- **WHAT IS REQUIRED**
Quote each line of the material verbatim, without the pictures.

- **DATA EXCERPT**
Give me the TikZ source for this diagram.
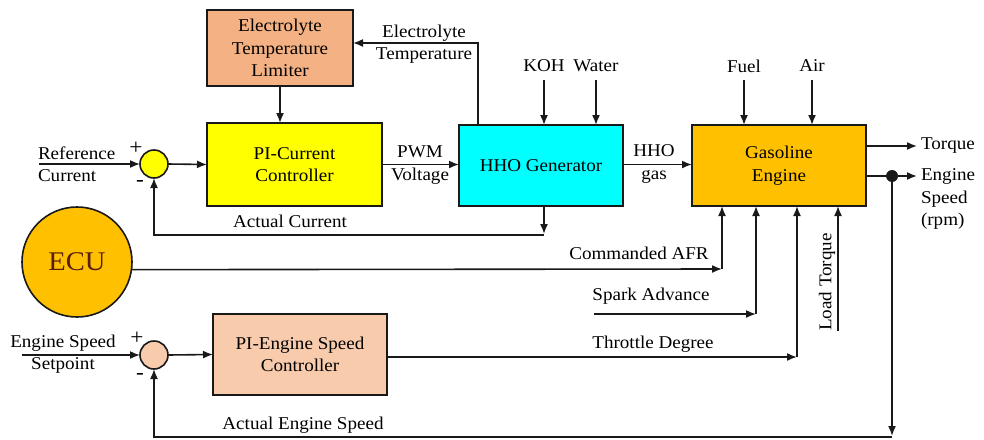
\documentclass[tikz,border=0pt]{standalone}
\usepackage{fontspec}
\setmainfont{Liberation Serif}[FakeStretch=1.06]
\usetikzlibrary{arrows.meta,calc}
\definecolor{cETL}{RGB}{244,177,131}
\definecolor{cYel}{RGB}{255,255,0}
\definecolor{cCyan}{RGB}{0,255,255}
\definecolor{cOrg}{RGB}{255,192,0}
\definecolor{cPeach}{RGB}{248,203,173}
\definecolor{cLine}{RGB}{25,25,25}
\definecolor{cEcuTxt}{RGB}{90,30,10}
\begin{document}
\begin{tikzpicture}[x=1pt,y=-1pt,
  font=\fontsize{18}{22.5}\selectfont,
  every node/.style={inner sep=0pt,outer sep=0pt},
  blk/.style={draw=cLine,line width=1.6pt,minimum width=#1,align=center},
  sumc/.style={draw=cLine,line width=1.6pt,circle,minimum size=28pt},
  conn/.style={draw=cLine,line width=1.6pt},
  arr/.style={conn,-{Latex[length=10pt,width=8pt]}},
  sign/.style={font=\fontsize{22}{24}\selectfont},
  lbl/.style={align=center}]
\useasboundingbox (0,0) rectangle (984,439);
% blocks
\node[blk=146pt,minimum height=76pt,fill=cETL] (etl) at (280,48) {Electrolyte\\Temperature\\Limiter};
\node[blk=175pt,minimum height=83pt,fill=cYel] (pic) at (294.5,164.5) {PI-Current\\Controller};
\node[blk=164pt,minimum height=81pt,fill=cCyan] (hho) at (541,165.5) {HHO Generator};
\node[blk=174pt,minimum height=81pt,fill=cOrg] (eng) at (779,165.5) {Gasoline\\Engine};
\node[blk=174pt,minimum height=81pt,fill=cPeach] (pie) at (300,354.5) {PI-Engine Speed\\Controller};
\node[draw=cLine,line width=1.6pt,circle,minimum size=110pt,fill=cOrg,text=cEcuTxt,font=\fontsize{27}{30}\selectfont] (ecu) at (77,262) {ECU};
\node[sumc,fill=cYel] (s1) at (154,164) {};
\node[sumc,fill=cPeach] (s2) at (154,355) {};
% free ends
\coordinate (refin) at (39,164);
\coordinate (spin) at (22,355);
\coordinate (kohin) at (544,80);
\coordinate (watin) at (596,80);
\coordinate (fuelin) at (744,80);
\coordinate (airin) at (812,80);
\coordinate (tqout) at (917,146);
\coordinate (spout) at (917,176);
\coordinate (dot) at (892,176);
\coordinate (fb2) at (892,437);
\coordinate (fb1) at (544,235);
\coordinate (etlc) at (478,43);
\coordinate (afrc) at (722,269);
\coordinate (sparkin) at (594,314);
\coordinate (sparkc) at (756,314);
\coordinate (thrc) at (797,357);
\coordinate (ldin) at (838,331);
% current loop
\draw[arr] (refin) -- (s1.west);
\draw[arr] (s1.east) -- (pic.west);
\draw[arr] (pic.east) -- (pic.east -| hho.west);
\draw[arr] (hho.north -| etlc) -- (etlc) -- (etlc -| etl.east);
\draw[arr] (etl.south) -- (etl.south |- pic.north);
\draw[arr] (kohin) -- (kohin |- hho.north);
\draw[arr] (watin) -- (watin |- hho.north);
\draw[arr] (hho.south -| fb1) -- ([yshift=1pt]fb1);
\draw[arr] (fb1) -| (s1.south);
% engine
\draw[arr] (hho.east |- pic.east) -- (pic.east -| eng.west);
\draw[arr] (fuelin) -- (fuelin |- eng.north);
\draw[arr] (airin) -- (airin |- eng.north);
\draw[arr] (eng.east |- tqout) -- (tqout);
\draw[arr] (eng.east |- spout) -- (spout);
\fill[cLine] (dot) circle (6pt);
\draw[arr] (dot) -- ([yshift=1pt]fb2);
\draw[arr] (fb2) -| (s2.south);
% ECU and inputs
\draw[arr] (ecu.-8) -- (afrc);
\draw[arr] (afrc) -- (afrc |- eng.south);
\draw[arr] (sparkin) -- (sparkc);
\draw[arr] (sparkc) -- (sparkc |- eng.south);
\draw[arr] (pie.east |- thrc) -- (thrc);
\draw[arr] (thrc) -- (thrc |- eng.south);
\draw[arr] (ldin) -- (ldin |- eng.south);
% speed loop
\draw[arr] (spin) -- (s2.west);
\draw[arr] (s2.east) -- (pie.west);
% labels
\node[lbl,anchor=west,align=left] (lref) at (38,164) {Reference\\Current};
\node[sign] (p1) at (136,148) {+};
\node[sign] (m1) at (140,183) {-};
\node[lbl] (lpwm) at (420,165) {PWM\\Voltage};
\node[lbl] (let) at (424,44) {Electrolyte\\Temperature};
\node (lac) at (290,221) {Actual Current};
\node (lkoh) at (544,66) {KOH};
\node (lwat) at (596,66) {Water};
\node (lfuel) at (744,66) {Fuel};
\node (lair) at (812,66) {Air};
\node[lbl] (lhho) at (654,164) {HHO\\gas};
\node[anchor=west] (ltq) at (921,146) {Torque};
\node[anchor=west,align=left] (lsp) at (921,199) {Engine\\Speed\\(rpm)};
\node (lafr) at (639,253) {Commanded AFR};
\node (lspark) at (651,296) {Spark Advance};
\node (lthr) at (653,344) {Throttle Degree};
\node[rotate=90] (lload) at (827,282) {Load Torque};
\node[lbl] (lsps) at (63,354) {Engine Speed\\Setpoint};
\node[sign] (p2) at (137,338) {+};
\node[sign] (m2) at (140,376) {-};
\node (laes) at (303,425) {Actual Engine Speed};
\end{tikzpicture}
\end{document}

- **FULL SOLUTION**
Give me the TikZ source for this diagram.
\documentclass[tikz,border=0pt]{standalone}
\usepackage{fontspec}
\setmainfont{Liberation Serif}[FakeStretch=1.06]
\usetikzlibrary{arrows.meta,calc}
\definecolor{cETL}{RGB}{244,177,131}
\definecolor{cYel}{RGB}{255,255,0}
\definecolor{cCyan}{RGB}{0,255,255}
\definecolor{cOrg}{RGB}{255,192,0}
\definecolor{cPeach}{RGB}{248,203,173}
\definecolor{cLine}{RGB}{25,25,25}
\definecolor{cEcuTxt}{RGB}{90,30,10}
\begin{document}
\begin{tikzpicture}[x=1pt,y=-1pt,
  font=\fontsize{18}{22.5}\selectfont,
  every node/.style={inner sep=0pt,outer sep=0pt},
  blk/.style={draw=cLine,line width=1.6pt,minimum width=#1,align=center},
  sumc/.style={draw=cLine,line width=1.6pt,circle,minimum size=28pt},
  conn/.style={draw=cLine,line width=1.6pt},
  arr/.style={conn,-{Latex[length=10pt,width=8pt]}},
  sign/.style={font=\fontsize{22}{24}\selectfont},
  lbl/.style={align=center}]
\useasboundingbox (0,0) rectangle (984,439);
% blocks
\node[blk=146pt,minimum height=76pt,fill=cETL] (etl) at (280,48) {Electrolyte\\Temperature\\Limiter};
\node[blk=175pt,minimum height=83pt,fill=cYel] (pic) at (294.5,164.5) {PI-Current\\Controller};
\node[blk=164pt,minimum height=81pt,fill=cCyan] (hho) at (541,165.5) {HHO Generator};
\node[blk=174pt,minimum height=81pt,fill=cOrg] (eng) at (779,165.5) {Gasoline\\Engine};
\node[blk=174pt,minimum height=81pt,fill=cPeach] (pie) at (300,354.5) {PI-Engine Speed\\Controller};
\node[draw=cLine,line width=1.6pt,circle,minimum size=110pt,fill=cOrg,text=cEcuTxt,font=\fontsize{27}{30}\selectfont] (ecu) at (77,262) {ECU};
\node[sumc,fill=cYel] (s1) at (154,164) {};
\node[sumc,fill=cPeach] (s2) at (154,355) {};
% free ends
\coordinate (refin) at (39,164);
\coordinate (spin) at (22,355);
\coordinate (kohin) at (544,80);
\coordinate (watin) at (596,80);
\coordinate (fuelin) at (744,80);
\coordinate (airin) at (812,80);
\coordinate (tqout) at (917,146);
\coordinate (spout) at (917,176);
\coordinate (dot) at (892,176);
\coordinate (fb2) at (892,437);
\coordinate (fb1) at (544,235);
\coordinate (etlc) at (478,43);
\coordinate (afrc) at (722,269);
\coordinate (sparkin) at (594,314);
\coordinate (sparkc) at (756,314);
\coordinate (thrc) at (797,357);
\coordinate (ldin) at (838,331);
% current loop
\draw[arr] (refin) -- (s1.west);
\draw[arr] (s1.east) -- (pic.west);
\draw[arr] (pic.east) -- (pic.east -| hho.west);
\draw[arr] (hho.north -| etlc) -- (etlc) -- (etlc -| etl.east);
\draw[arr] (etl.south) -- (etl.south |- pic.north);
\draw[arr] (kohin) -- (kohin |- hho.north);
\draw[arr] (watin) -- (watin |- hho.north);
\draw[arr] (hho.south -| fb1) -- ([yshift=1pt]fb1);
\draw[arr] (fb1) -| (s1.south);
% engine
\draw[arr] (hho.east |- pic.east) -- (pic.east -| eng.west);
\draw[arr] (fuelin) -- (fuelin |- eng.north);
\draw[arr] (airin) -- (airin |- eng.north);
\draw[arr] (eng.east |- tqout) -- (tqout);
\draw[arr] (eng.east |- spout) -- (spout);
\fill[cLine] (dot) circle (6pt);
\draw[arr] (dot) -- ([yshift=1pt]fb2);
\draw[arr] (fb2) -| (s2.south);
% ECU and inputs
\draw[arr] (ecu.-8) -- (afrc);
\draw[arr] (afrc) -- (afrc |- eng.south);
\draw[arr] (sparkin) -- (sparkc);
\draw[arr] (sparkc) -- (sparkc |- eng.south);
\draw[arr] (pie.east |- thrc) -- (thrc);
\draw[arr] (thrc) -- (thrc |- eng.south);
\draw[arr] (ldin) -- (ldin |- eng.south);
% speed loop
\draw[arr] (spin) -- (s2.west);
\draw[arr] (s2.east) -- (pie.west);
% labels
\node[lbl,anchor=west,align=left] (lref) at (38,164) {Reference\\Current};
\node[sign] (p1) at (136,148) {+};
\node[sign] (m1) at (140,183) {-};
\node[lbl] (lpwm) at (420,165) {PWM\\Voltage};
\node[lbl] (let) at (424,44) {Electrolyte\\Temperature};
\node (lac) at (290,221) {Actual Current};
\node (lkoh) at (544,66) {KOH};
\node (lwat) at (596,66) {Water};
\node (lfuel) at (744,66) {Fuel};
\node (lair) at (812,66) {Air};
\node[lbl] (lhho) at (654,164) {HHO\\gas};
\node[anchor=west] (ltq) at (921,146) {Torque};
\node[anchor=west,align=left] (lsp) at (921,199) {Engine\\Speed\\(rpm)};
\node (lafr) at (639,253) {Commanded AFR};
\node (lspark) at (651,296) {Spark Advance};
\node (lthr) at (653,344) {Throttle Degree};
\node[rotate=90] (lload) at (827,282) {Load Torque};
\node[lbl] (lsps) at (63,354) {Engine Speed\\Setpoint};
\node[sign] (p2) at (137,338) {+};
\node[sign] (m2) at (140,376) {-};
\node (laes) at (303,425) {Actual Engine Speed};
\end{tikzpicture}
\end{document}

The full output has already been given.